Il “fallo” di Vindolanda, che a prima vista sembrava un aggeggio da cucito o un mortaio, era in realtà un antichissimo sexy toy.
Colte in flagranza di reato
Nel 1992, a Northumberland, al confine tra l’Inghilterra e la Scozia, era stato rinvenuto un misterioso reperto archeologico, risalente a oltre 2.000 anni fa. Scambiato inizialmente per un innocente suppellettile da cucito o un mortaio, si è scoperto in realtà che si trattava di un dildo. Per essere precisi, sarebbe il primo esempio noto di fallo realizzato in legno e recuperato in un insediamento romano.
Caratteristiche del fallo
Il simpatico aggeggio in legno misura 16 centimetri. Una dimensione definita “normale” dagli esperti.
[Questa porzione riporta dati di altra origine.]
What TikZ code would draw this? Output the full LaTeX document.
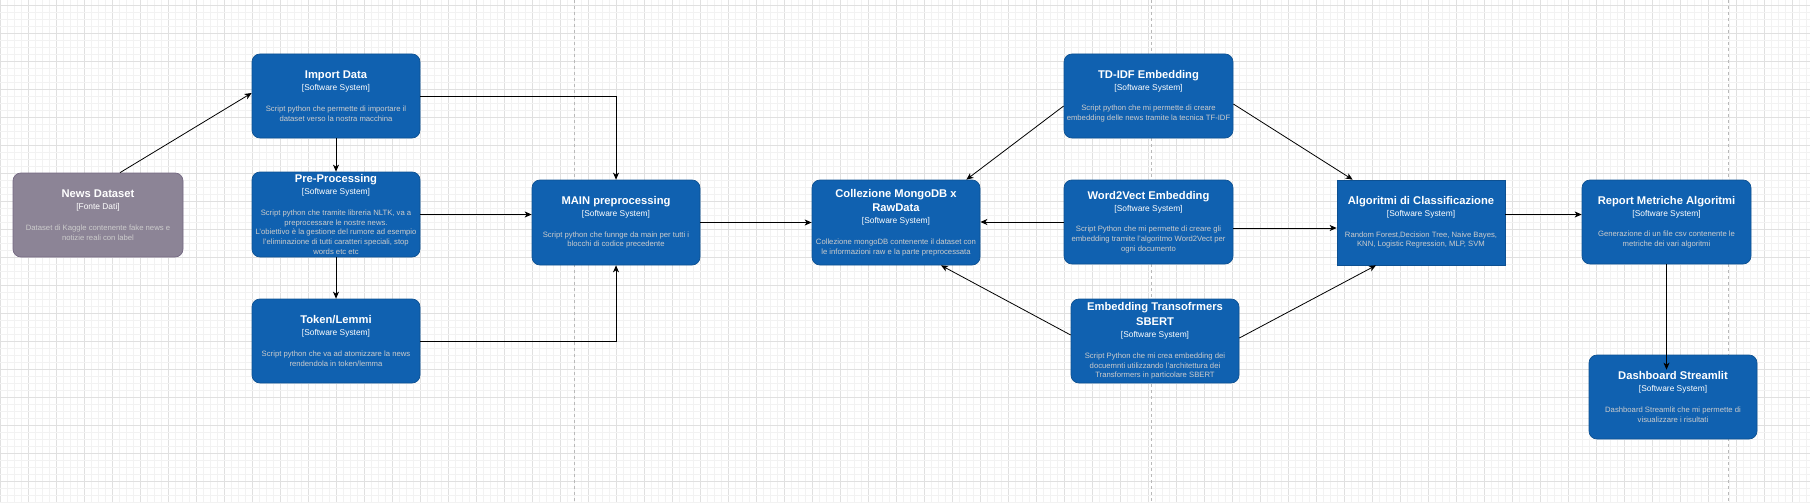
\documentclass[tikz,border=0pt]{standalone}
\usepackage{fontspec}
\setmainfont{Liberation Sans}
\usetikzlibrary{arrows.meta,calc}
\definecolor{c4blue}{HTML}{1061B0}
\definecolor{c4stroke}{HTML}{0D5091}
\definecolor{c4gray}{HTML}{8C8496}
\definecolor{c4graystroke}{HTML}{736782}
\definecolor{desccol}{HTML}{CCCCCC}
\definecolor{gridminor}{HTML}{F2F2F2}
\definecolor{gridmajor}{HTML}{E0E0E0}
\newcommand{\ttl}[1]{{\fontsize{11.2}{13.4}\selectfont\bfseries\color{white}#1}}
\newcommand{\typ}[1]{{\fontsize{8.4}{10}\selectfont\color{white}#1}}
\tikzset{
  sys/.style={rounded corners=8pt, fill=c4blue, draw=c4stroke, line width=0.7pt,
    minimum width=168pt, minimum height=84pt, align=center,
    text=desccol, inner sep=0pt, font=\fontsize{7.7}{9.7}\selectfont},
  sysext/.style={sys, fill=c4gray, draw=c4graystroke, minimum width=170pt},
  sysrect/.style={sys, sharp corners},
  arr/.style={draw=black, line width=0.8pt, -{Stealth[length=7pt,width=6pt,inset=2pt]}},
  pagebreak/.style={draw=gray!55, line width=0.8pt, dash pattern=on 3pt off 3pt},
}
\begin{document}
\begin{tikzpicture}[x=1pt,y=-1pt]
\useasboundingbox (0,0) rectangle (1810,503);
\fill[white] (0,0) rectangle (1810,503);
% grid
\foreach \i in {0,...,258} {
  \pgfmathtruncatemacro{\m}{mod(\i,4)}
  \ifnum\m=0 \draw[gridmajor, line width=0.6pt] (\i*7,0) -- (\i*7,503);
  \else \draw[gridminor, line width=0.6pt] (\i*7,0) -- (\i*7,503); \fi
}
\foreach \j in {0,...,71} {
  \pgfmathtruncatemacro{\m}{mod(\j,4)}
  \ifnum\m=0 \draw[gridmajor, line width=0.6pt] (0,5+\j*7) -- (1810,5+\j*7);
  \else \draw[gridminor, line width=0.6pt] (0,5+\j*7) -- (1810,5+\j*7); \fi
}
% page breaks
\draw[pagebreak] (574,0) -- (574,503);
\draw[pagebreak] (1151,0) -- (1151,503);
\draw[pagebreak] (1728,0) -- (1728,503);

% nodes
\node[sysext] (news) at (98,215) {\ttl{News Dataset}\\[2.3pt]\typ{[Fonte Dati]}\\[11pt]Dataset di Kaggle contenente fake news e\\notizie reali con label};
\node[sys] (imp) at (336,96) {\ttl{Import Data}\\[2.3pt]\typ{[Software System]}\\[11pt]Script python che permette di importare il\\dataset verso la nostra macchina};
\node[sys, minimum height=85pt] (pre) at (336,214.5) {\ttl{Pre-Processing}\\[2.3pt]\typ{[Software System]}\\[11pt]Script python che tramite libreria NLTK, va a\\preprocessare le nostre news.\\L'obiettivo è la gestione del rumore ad esempio\\l'eliminazione di tutti caratteri speciali, stop\\words etc etc};
\node[sys] (tok) at (336,341) {\ttl{Token/Lemmi}\\[2.3pt]\typ{[Software System]}\\[11pt]Script python che va ad atomizzare la news\\rendendola in token/lemma};
\node[sys, minimum height=85pt] (main) at (616,222.5) {\ttl{MAIN preprocessing}\\[2.3pt]\typ{[Software System]}\\[11pt]Script python che funnge da main per tutti i\\blocchi di codice precedente};
\node[sys, minimum height=85pt] (coll) at (896,222.5) {\ttl{Collezione MongoDB x}\\[3.7pt]\ttl{RawData}\\[2.3pt]\typ{[Software System]}\\[11pt]Collezione mongoDB contenente il dataset con\\le informazioni raw e la parte preprocessata};
\node[sys, minimum width=169pt] (tdidf) at (1148.5,96) {\ttl{TD-IDF Embedding}\\[2.3pt]\typ{[Software System]}\\[11pt]Script python che mi permette di creare\\embedding delle news tramite la tecnica TF-IDF};
\node[sys, minimum width=169pt] (w2v) at (1148.5,222) {\ttl{Word2Vect Embedding}\\[2.3pt]\typ{[Software System]}\\[11pt]Script Python che mi permette di creare gli\\embedding tramite l'algoritmo Word2Vect per\\ogni documento};
\node[sys] (sbert) at (1155,341) {\ttl{Embedding Transofrmers}\\[3.7pt]\ttl{SBERT}\\[2.3pt]\typ{[Software System]}\\[11pt]Script Python che mi crea embedding dei\\docuemnti utilizzando l'architettura dei\\Transformers in particolare SBERT};
\node[sysrect, minimum height=85pt] (algo) at (1421,222.5) {\ttl{Algoritmi di Classificazione}\\[2.3pt]\typ{[Software System]}\\[11pt]Random Forest,Decision Tree, Naive Bayes,\\KNN, Logistic Regression, MLP, SVM};
\node[sys, minimum width=169pt] (rep) at (1666.5,222) {\ttl{Report Metriche Algoritmi}\\[2.3pt]\typ{[Software System]}\\[11pt]Generazione di un file csv contenente le\\metriche dei vari algoritmi};
\node[sys] (dash) at (1673,397) {\ttl{Dashboard Streamlit}\\[2.3pt]\typ{[Software System]}\\[11pt]Dashboard Streamlit che mi permette di\\visualizzare i risultati};

% helper coordinates
\coordinate (w2vout) at ([yshift=-6pt]w2v.east);
\coordinate (algoout) at ([yshift=8pt]algo.east);
\coordinate (dashin) at ($(rep.south |- dash.north)+(0,15)$);

% connectors
\draw[arr] ([xshift=22pt]news.north) -- ([yshift=3pt]imp.west);
\draw[arr] (imp.east) -| (main.north);
\draw[arr] (imp.south) -- (pre.north);
\draw[arr] (pre.south) -- (tok.north);
\draw[arr] (pre.east) -- (pre.east -| main.west);
\draw[arr] (tok.east) -| (main.south);
\draw[arr] (main.east) -- (coll.west);
\draw[arr] ([yshift=-10pt]tdidf.west) -- ([xshift=-14pt]coll.north east);
\draw[arr] ([yshift=-8pt]tdidf.east) -- ([xshift=16pt]algo.north west);
\draw[arr] (w2v.west) -- (w2v.west -| coll.east);
\draw[arr] (w2vout) -- (w2vout -| algo.west);
\draw[arr] ([yshift=6pt]sbert.west) -- ([xshift=45pt]coll.south);
\draw[arr] ([yshift=3pt]sbert.east) -- ([xshift=-45pt]algo.south);
\draw[arr] (algoout) -- (algoout -| rep.west);
\draw[arr] (rep.south) -- (dashin);
\end{tikzpicture}
\end{document}
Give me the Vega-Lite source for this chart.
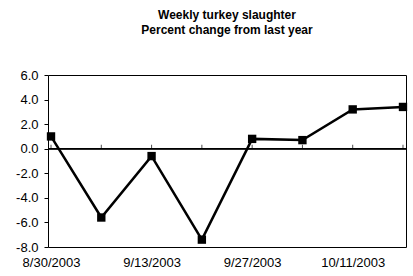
{
  "$schema": "https://vega.github.io/schema/vega-lite/v6.json",
  "width": 358,
  "height": 172,
  "autosize": "none",
  "padding": {"left": 48, "top": 75, "right": 7, "bottom": 29},
  "background": "white",
  "config": {
    "font": "Liberation Sans",
    "view": {"stroke": "black", "strokeWidth": 1}
  },
  "title": {
    "text": ["Weekly turkey slaughter", "Percent change from last year"],
    "font": "Liberation Sans",
    "fontSize": 12,
    "fontWeight": "bold",
    "color": "black",
    "lineHeight": 15,
    "anchor": "middle",
    "offset": 32
  },
  "data": {
    "values": [
      {"week": "8/30/2003", "pct": 1.0},
      {"week": "9/6/2003", "pct": -5.6},
      {"week": "9/13/2003", "pct": -0.6},
      {"week": "9/20/2003", "pct": -7.4},
      {"week": "9/27/2003", "pct": 0.8},
      {"week": "10/4/2003", "pct": 0.7},
      {"week": "10/11/2003", "pct": 3.2},
      {"week": "10/18/2003", "pct": 3.4}
    ]
  },
  "encoding": {
    "x": {
      "field": "week",
      "type": "ordinal",
      "sort": null,
      "scale": {"type": "point", "padding": 0.06},
      "axis": {
        "title": null,
        "labelAngle": 0,
        "labelFont": "Liberation Sans",
        "labelFontSize": 13,
        "labelColor": "black",
        "labelPadding": 9,
        "labelOverlap": false,
        "labelFlush": false,
        "values": ["8/30/2003", "9/13/2003", "9/27/2003", "10/11/2003"],
        "ticks": false,
        "domain": false
      }
    },
    "y": {
      "field": "pct",
      "type": "quantitative",
      "scale": {"domain": [-8, 6], "nice": false, "zero": false},
      "axis": {
        "title": null,
        "values": [-8, -6, -4, -2, 0, 2, 4, 6],
        "labelExpr": "replace(format(datum.value, '.1f'), '\u2212', '-')",
        "labelFont": "Liberation Sans",
        "labelFontSize": 13,
        "labelColor": "black",
        "labelOverlap": false,
        "labelFlush": false,
        "grid": false,
        "domain": false,
        "tickColor": "black",
        "tickSize": 4,
        "labelPadding": 6
      }
    }
  },
  "layer": [
    {
      "mark": {"type": "rule", "color": "black", "strokeWidth": 1},
      "encoding": {"x": null, "y": {"datum": 0, "type": "quantitative"}}
    },
    {
      "mark": {"type": "tick", "color": "black", "size": 4, "thickness": 1, "orient": "vertical", "yOffset": -2},
      "encoding": {"y": {"datum": 0, "type": "quantitative"}}
    },
    {
      "mark": {"type": "line", "color": "black", "strokeWidth": 2.5}
    },
    {
      "mark": {"type": "square", "color": "black", "opacity": 1, "filled": true, "size": 70}
    }
  ]
}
Alcune ipotesi sulla funzione del fallo
Accanto alla spiegazione più hard, c’è chi ipotizza che in realtà l’oggetto potrebbe essere semplicemente un mortaio per macinare ingredienti o cosmetici dalla forma fallica.
La dimensione si prestava in effetti a un facile “maneggiamento”, mentre la forma avrebbe impregnato il cibo o gli ingredienti preparati con proprietà magiche. E poi chissà, le donne potevano trastullarsi con l’arnese dopo le faticose attività.
Uso scaccia sfortuna
Un’altra ipotesi suggerisce che fosse solo un aggeggio apotropaico, utilizzato cioè per scopi scaramantici. Del resto, nell’Antica Roma e non solo, era diffuso fortemente il culto fallico per proteggersi dalla sfortuna. Gli esempi sono innumerevoli: dagli affreschi,(basti pensare a quelli presenti a Pompei) ad altre rappresentazioni effigiate su mosaici, decorazioni o incisioni nella ceramica.
Si realizzavano persino dei piccoli ciondoli fallici da indossare.
Anche in questo caso, la tesi fa acqua da tutte le parti. Gli oggetti scaramantici venivano solitamente indossati oppure posti vicino all’ingresso degli edifici, non certo in mezzo ad altri attrezzi domestici.
L’interpretazione in chiave fallica
Escluse tali tesi, il team ha stabilito che il “pestello” di Vindolanda, sia effettivamente un fallo.
A suggerirlo, l’analisi effettuata sulle estremità dell’aggeggio. Il fatto che fossero molto lisce, indicherebbe un uso prolungato nel tempo, dato da una probabile stimolazione genitale.
Rob Collins, docente senior di archeologia dell’Università di Newcastle, ha detto: ”Devo confessare che una parte di me pensa che sia abbastanza ovvio che si tratti di un pene. Non so chi l’abbia inserito nel catalogo. Forse qualcuno non si sentiva a proprio agio o non pensava che i Romani avrebbero fatto cose così sciocche”.
“Sappiamo però che gli antichi romani così come i greci usavano strumenti sessuali e questo oggetto di Vindolanda potrebbe esserne un raro esempio”.
Un contesto fuorviante
Perché tutta questa confusione circa la “destinazione d’uso”?
L’oggetto, esaminato dai ricercatori dell’Università di Newcastle e dell’University College di Dublino, si trovava in un fosso insieme ad altri oggetti di uso quotidiano.
Accanto a lui erano accatastate decine di scarpe, accessori per abiti, oltre a diversi utensili e prodotti dell’artigianato dell’epoca, come ritagli di cuoio e corna lavorate.
Un contesto sicuramente fuorviante, ma come diceva Giovannino Guareschi “La verità spesso è così semplice ed elementare che appare incredibile”.